It would be shortsighted to look only at the final few weeks for our failures on 4 June. The parliamentary expenses scandal, untimely resignations and government U-turns or retreats in the face of opposition. None of those helped – and certainly fueled the public’s desire to give the major parties a bloody nose. But the truth is that Labour has had poor poll ratings for two years. Nor can we blame the recession for our battering: many other European governments were not punished because their economies are in a recession.

Government is busy, never more so. Barely a day goes by without a new announcement. But the flurry of government promises too often miss the mark; they don’t connect. To many voters, it is all just white noise. ‘Narrative’, ‘vision’, our ‘project’ – call it what you will, the electorate has stopped listening.

In terms of the European elections, our failure is not one of the past six weeks or six months, it is a failure to take on Euroscepticism for the last 12 years. There has not been a continuous and simple pro-European mantra from the government. The sceptics can sum up their opposition in a few words.

Labour has had a positive agenda in Europe. Yet, in truth, when we succeed, we often claim the result as an achievement of national government. And when things go wrong, we blame the EU. Either way, Britain’s crucial relationship with the EU gets few pats on the back and quite often we appear equivocal, almost apologetic.

As an MP for 12 years, I am as guilty as my colleagues of not weaving our European message into my local campaigning. Nor does Gordon Brown deserve all the criticism; it is a legacy of the last 12 years.

I have always said it is not ‘love the EU’ versus ‘hate the EU’. The issue should be ‘what’s the divvy?’ – the reward, the added value we get that we could not achieve alone.

An issue for the government, though not for the electorate, is the lack of ministerial coordination across Whitehall – each department agreeing what the balance of benefit is on, say, enlargement of the EU, and what the impact will be on each. To date, Whitehall departments have tended to do their own thing; and the Foreign Office does its best to pull it together. Having 10 Europe ministers in 11 years did not help this process.

A real challenge exists for the European parliamentary Labour party. There is little coordination with the Labour party over their campaigning and message. They have been, for various reasons, semi-detached. And no MEP has been helped by the PR voting system which requires huge regional constituencies. MEPs are largely unknown to their electorate – despite their best efforts to promote their work. The result is that their message is marginalised until the year of European elections. That needs to change.

We all have to wake up to the reality of elected BNP MEPs. There was no surge in BNP support. The collapse in turnout helped to open the door to the fringe parties. It is a sad irony that, 65 years after D-Day, we send fascists to represent us in Europe.

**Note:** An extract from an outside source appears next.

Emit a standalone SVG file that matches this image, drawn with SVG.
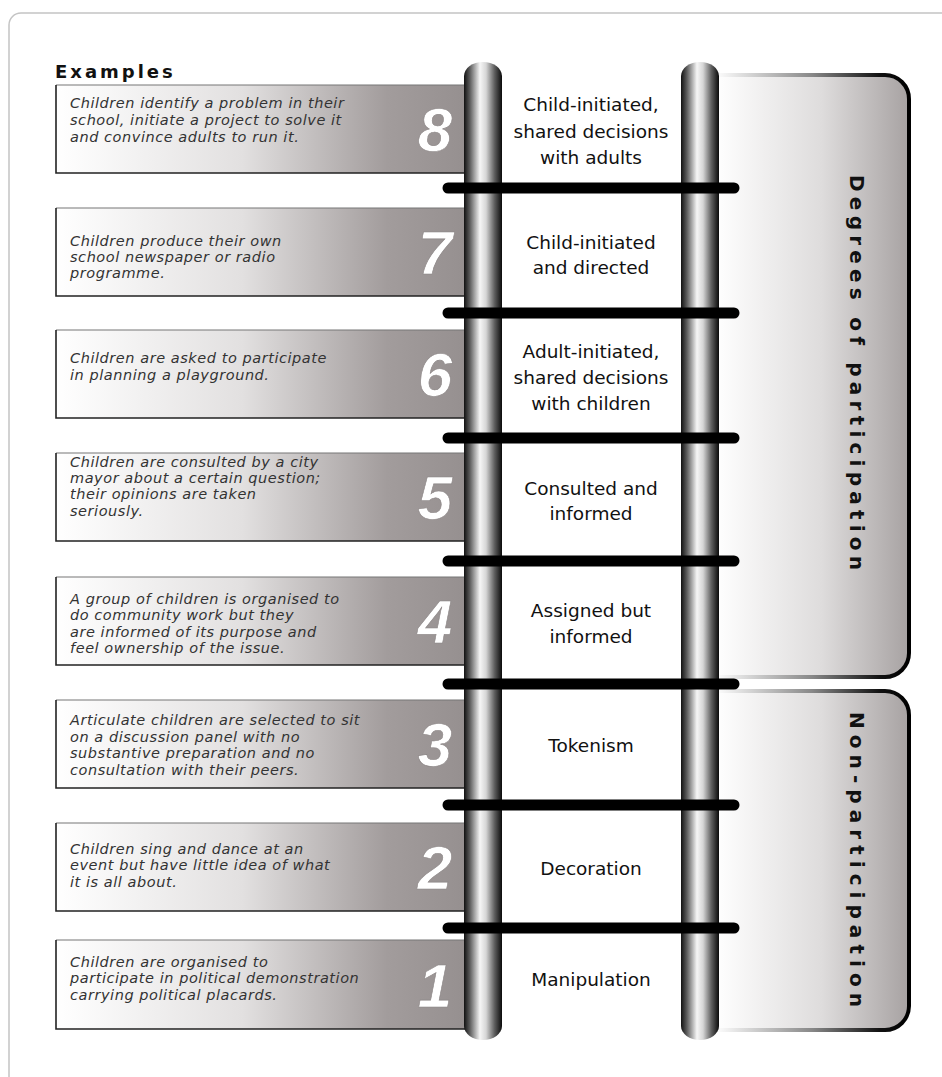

The way forward is to bring our European message home. Not just a few months every five years, but all year round. All politics is local. Let’s promote the jobs at home that rely on Europe. Let’s involve the public in our campaigns – if the EU has reduced mobile charges, why haven’t we run text and twitter campaigns to mobile users to sign up to the campaign for lower costs? Not a big issue, but a simple campaign none the less.

Let’s counter the scepticism by winning on the big issues – recession, trade, jobs – that are real to the public. Labour MEPs and MPs should be advertising the EU loans available to small businesses, promoting takeup. Celebrating companies that win EU contracts abroad or who have workers on contract elsewhere in the EU – evidence that working across borders is not one way traffic to the UK’s disadvantage. The petty nationalism of the right is not only wrong, it is against the UK’s interests.

One Labour publication listed hundreds of achievements of Labour in Europe. It was a nice, factual document. But I’m not sure Labour voters could tell you one of them. The best political messages are simple; about your life, here and now. When New Labour was riding high, that was how we spoke to the electorate. It’s time to cut through the white noise.